By Katherine DeFonzo
Retreats allow you to attain a greater sense of self-awareness, which can be achieved even if you are not Christian (Courtesy of Fordham Campus Ministry).
This past weekend, Fordham Retreat Ministry gathered to wish the seniors goodbye, as well as welcome the new retreat leaders for the upcoming year.
Although this meeting is always bittersweet, it is also very refreshing. It reminds the ministry group as a whole about the positive impact that retreats can have on all people from different backgrounds.
Retreats can be so valuable for students who do not consider themselves spiritual or religious because such a strong sense of community is formed over the course of the weekend.
Everyone on the retreat begins the experience a bit unsure about what to expect, perhaps a little nervous, but by the end of the weekend, there is a genuine and very unique bond among students who might not have even known each other before.
This comes from an openness to self-discovery. No two people are looking or hoping for exactly the same thing when they choose to go on a retreat, but there is an understanding that everyone is there to help one another and journey together towards whatever that hope for the weekend might be.
Prayer is often an important part of retreats, especially retreats such as Emmaus which are more focused on spirituality than on community, but retreat leaders encourage those who might not be comfortable praying to simply offer up a good thought or intention and to talk about God or the divine as best they understand.
While it might seem like a leap of faith for students who are not Christian or who identify as agnostic or atheist to go on a retreat, I think it is an important part of the college experience to take advantage of such opportunities and to see them as an opportunity for personal growth.

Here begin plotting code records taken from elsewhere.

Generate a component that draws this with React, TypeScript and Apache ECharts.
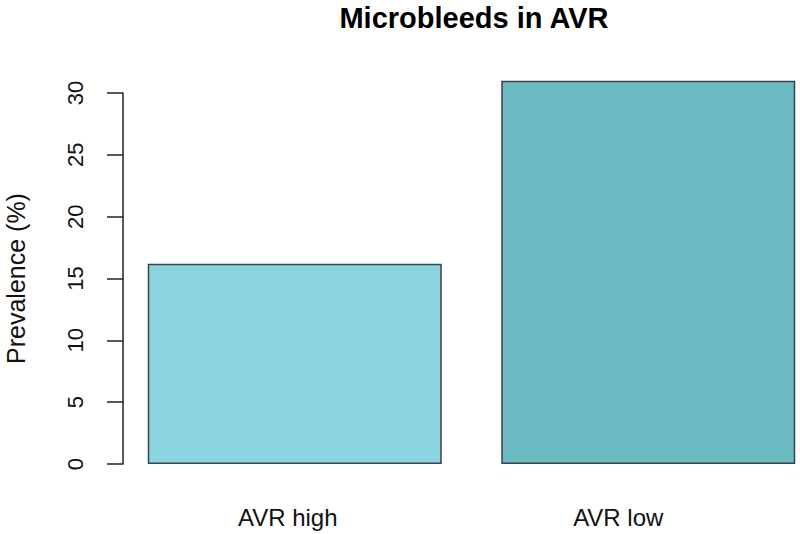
import React, { useEffect, useRef } from "react";
import * as echarts from "echarts";

const categories = ["AVR high", "AVR low"];
const prevalence = [16.2, 31.0];
const barColors = ["#8AD4E0", "#6BB9C1"];
const yTicks = { min: 0, max: 30, interval: 5 };
const titleText = "Microbleeds in AVR";
const yAxisName = "Prevalence (%)";

export default function App() {
  const ref = useRef<HTMLDivElement>(null);
  useEffect(() => {
    if (!ref.current) return;
    const chart = echarts.init(ref.current, null, { renderer: "svg" });
    const font = "'Liberation Sans', Arial, Helvetica, sans-serif";
    chart.setOption({
      animation: false,
      backgroundColor: "#ffffff",
      title: {
        text: titleText,
        left: 474,
        top: 3,
        padding: 0,
        textAlign: "center",
        textStyle: { fontFamily: font, fontWeight: "bold", fontSize: 29, color: "#000" },
      },
      grid: { left: 118, top: 93, width: 707, height: 371, outerBoundsMode: "none", containLabel: false },
      xAxis: {
        type: "category",
        data: categories,
        axisLine: { show: false },
        axisTick: { show: false },
        axisLabel: {
          margin: 41,
          fontFamily: font,
          fontSize: 24,
          color: "#111",
          formatter: (v: string, i: number) => (i === 0 ? `{a|${v}}` : `{b|${v}}`),
          rich: {
            a: { fontFamily: font, fontSize: 24, color: "#111", padding: [0, 14, 0, 0] },
            b: { fontFamily: font, fontSize: 24, color: "#111", padding: [0, 60, 0, 0] },
          },
        },
      },
      yAxis: {
        type: "value",
        min: yTicks.min,
        max: yTicks.max,
        interval: yTicks.interval,
        offset: -5,
        name: yAxisName,
        nameLocation: "middle",
        nameGap: 107,
        nameRotate: 90,
        nameTextStyle: {
          fontFamily: font,
          fontSize: 25,
          color: "#111",
          align: "center",
          verticalAlign: "middle",
        },
        axisLine: { show: true, lineStyle: { color: "#222", width: 1.5 } },
        axisTick: { show: true, length: 16, lineStyle: { color: "#222", width: 1.5 } },
        splitLine: { show: false },
        axisLabel: {
          rotate: 90,
          margin: 48,
          align: "center",
          verticalAlign: "middle",
          fontFamily: font,
          fontSize: 22,
          color: "#111",
        },
      },
      series: [
        {
          type: "bar",
          clip: false,
          barWidth: 294,
          data: prevalence.map((v, i) => ({
            value: v,
            itemStyle: { color: barColors[i] },
          })),
          itemStyle: { borderColor: "#3a4446", borderWidth: 1.5 },
        },
      ],
    });
    return () => chart.dispose();
  }, []);
  return (
    <div
      ref={ref}
      style={{ position: "fixed", left: 0, top: 0, width: 800, height: 534 }}
    />
  );
}
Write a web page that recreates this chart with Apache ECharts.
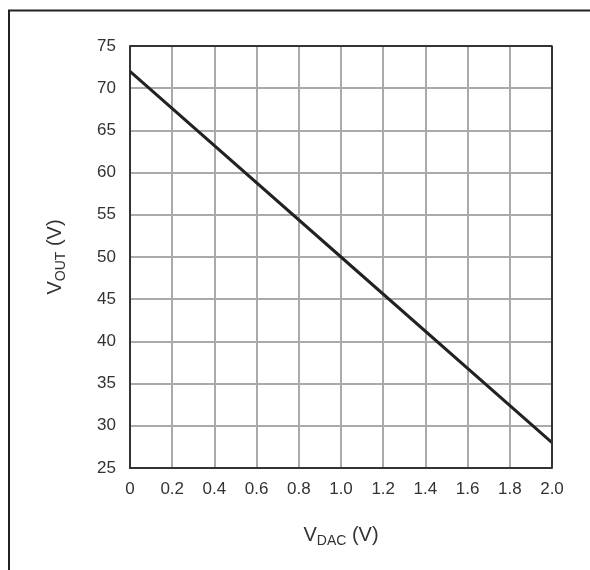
<!DOCTYPE html>
<html>
<head>
<meta charset="utf-8">
<script src="https://cdn.jsdelivr.net/npm/echarts@6/dist/echarts.min.js"></script>
<style>
  html, body { margin: 0; padding: 0; background: #fff; }
  #main { width: 590px; height: 570px; }
</style>
</head>
<body>
<div id="main"></div>
<script>
// data
var vdac = [0, 1.0, 2.0]
var vout = [72, 50, 28]
var xTicks = { min: 0, max: 2, step: 0.2 }
var yTicks = { min: 25, max: 75, step: 5 }

var lineData = []
for (var i = 0; i < vdac.length; i++) {
    lineData.push([vdac[i], vout[i]])
}

var font = 'Liberation Sans, Arial, sans-serif'
var nameRich = {
    m: { fontSize: 20, fontFamily: font, color: '#333', lineHeight: 26 },
    s: { fontSize: 14, fontFamily: font, color: '#333', lineHeight: 14, verticalAlign: 'bottom' }
}

var myChart = echarts.init(document.getElementById('main'))
var option = {
    backgroundColor: '#fff',
    animation: false,
    grid: { left: 130, top: 46, width: 422, height: 422 },
    graphic: [{
        type: 'polyline',
        shape: { points: [[9, 570], [9, 10.5], [590, 10.5]] },
        style: { stroke: '#222', lineWidth: 2, fill: null }
    }],
    xAxis: {
        type: 'value',
        min: xTicks.min,
        max: xTicks.max,
        interval: xTicks.step,
        name: '{m|V}{s|DAC}{m| (V)}',
        nameLocation: 'middle',
        nameGap: 54,
        nameTextStyle: { rich: nameRich },
        axisLine: { show: true, lineStyle: { color: '#333', width: 2 } },
        axisTick: { show: false },
        axisLabel: {
            margin: 13,
            fontSize: 17,
            fontFamily: font,
            color: '#333',
            formatter: function (v) { return v === 0 ? '0' : v.toFixed(1) }
        },
        splitLine: { show: true, lineStyle: { color: '#aaa', width: 2 } }
    },
    yAxis: {
        type: 'value',
        min: yTicks.min,
        max: yTicks.max,
        interval: yTicks.step,
        name: '{m|V}{s|OUT}{m| (V)}',
        nameLocation: 'middle',
        nameRotate: 90,
        nameGap: 62,
        nameTextStyle: { rich: nameRich },
        axisLine: { show: true, lineStyle: { color: '#333', width: 2 } },
        axisTick: { show: false },
        axisLabel: { margin: 14, fontSize: 17, fontFamily: font, color: '#333' },
        splitLine: { show: true, lineStyle: { color: '#aaa', width: 2 } }
    },
    series: [{
        type: 'line',
        data: lineData,
        symbol: 'none',
        lineStyle: { color: '#222', width: 3 }
    }, {
        // frame top and right sides of the plot
        type: 'line',
        data: [[0, 75], [2, 75], [2, 25]],
        symbol: 'none',
        silent: true,
        lineStyle: { color: '#333', width: 2 }
    }]
}
myChart.setOption(option)
window.onresize = myChart.resize
</script>
</body>
</html>
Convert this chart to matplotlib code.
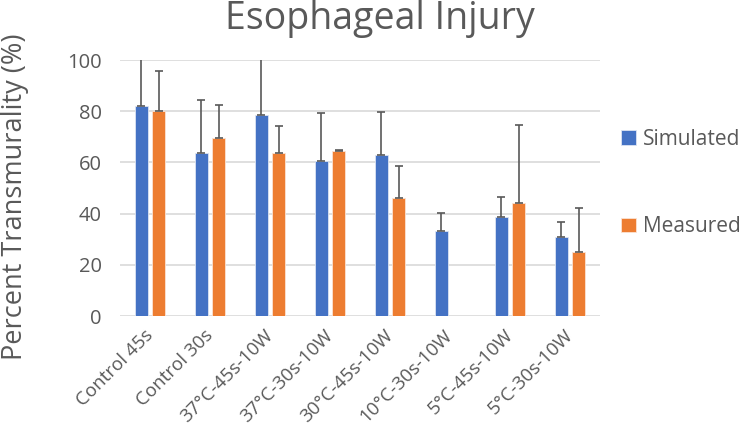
import numpy as np
import matplotlib.pyplot as plt

# data
categories = ['Control 45s', 'Control 30s', '37°C-45s-10W', '37°C-30s-10W',
              '30°C-45s-10W', '10°C-30s-10W', '5°C-45s-10W', '5°C-30s-10W']
simulated = [82.2, 63.7, 78.6, 60.4, 62.8, 33.3, 38.7, 30.9]
simulated_err = [20.0, 20.8, 22.0, 19.0, 17.0, 7.1, 7.8, 5.8]
measured = [80.0, 69.5, 63.8, 64.4, 46.0, np.nan, 44.3, 25.0]
measured_err = [15.6, 12.8, 10.4, 0.3, 12.5, np.nan, 30.4, 17.2]

blue = '#4472C4'
orange = '#ED7D31'
grey = '#595959'

plt.rcParams['font.family'] = ['Open Sans', 'DejaVu Sans']

fig = plt.figure(figsize=(7.5, 4.32), dpi=100)
ax = fig.add_axes([0.16, 0.2685, 0.64, 0.5925])

x = np.arange(len(categories))
w = 0.225
off = 0.142

ax.bar(x - off, simulated, w, color=blue, edgecolor='#dce4f2', linewidth=0.6,
       label='Simulated', zorder=2)
ax.bar(x + off, measured, w, color=orange, edgecolor='#fbe3d3', linewidth=0.6,
       label='Measured', zorder=2)

ax.errorbar(x - off, simulated, yerr=[np.zeros(len(x)), simulated_err], fmt='none',
            ecolor=grey, elinewidth=1.2, capsize=2.8, capthick=1.2, zorder=3)
ax.errorbar(x + off, measured, yerr=[np.zeros(len(x)), measured_err], fmt='none',
            ecolor=grey, elinewidth=1.2, capsize=2.8, capthick=1.2, zorder=3)

ax.set_xlim(-0.5, len(categories) - 0.5)
ax.set_ylim(0, 100)
ax.set_yticks(range(0, 101, 20))
ax.yaxis.grid(True, color='#D9D9D9', linewidth=1.2, zorder=0)
ax.set_axisbelow(True)
for s in ax.spines.values():
    s.set_visible(False)
ax.tick_params(length=0, colors=grey)
ax.tick_params(axis='y', pad=13, labelsize=14.5)
ax.tick_params(axis='x', pad=12, labelsize=13.5)
ax.set_xticks(x)
ax.set_xticklabels(categories, rotation=45, ha='right', va='center',
                   rotation_mode='anchor')

fig.text(0.507, 0.955, 'Esophageal Injury', fontsize=27, color=grey,
         ha='center', va='center')
fig.text(0.02, 0.544, 'Percent Transmurality (%)', fontsize=19.5, color=grey,
         ha='center', va='center', rotation=90)

leg = ax.legend(loc='center left', bbox_to_anchor=(1.005, 0.52), frameon=False,
                fontsize=15, labelspacing=3.2, handlelength=0.7, handleheight=0.7,
                handletextpad=0.35)
for t in leg.get_texts():
    t.set_color(grey)

fig.savefig('out.png', dpi=100)
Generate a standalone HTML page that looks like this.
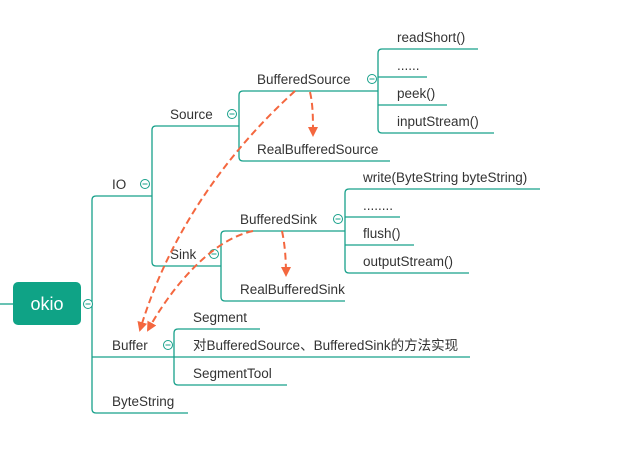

There is so much to be learned from others who might not share your beliefs!
Everyone should do at least one retreat during their time at Fordham because regardless of whether or not you consider yourself to be spiritual or religious, or even if you are still confused about where you stand with your relationship with God or a higher power, retreats allow you to take a step back and reflect on these sorts of important questions.
As college students, it is rare that we get the chance to do this; our schedules are jam-packed from the moment we get up to the moment we go to sleep. We are running from class to a meeting to another meeting, sometimes barely able to take a moment to sit down and reflect. Retreats give you the unique opportunity to do this.
Even if you know in the back of your mind that you have a lot due in the coming week after the retreat, at the retreat house in Goshen, the only pressure you feel is to allow yourself to set all other worries aside and be present, treasuring every moment as it comes.
There is time for small and large group discussions during retreats that can lead you to important realizations about yourself, your relationship with God, your relationship with your family and friends and your relationship with the world.
The talks given by retreat leaders can also be very valuable. They remind you that everyone is struggling in some way, and that everyone has their own kind of burden to bear. It is immensely comforting to be reminded that you’re not alone.
Katherine DeFonzo, FCRH ’18, is a history and Spanish literature major from Valley Forge, Pennsylvania.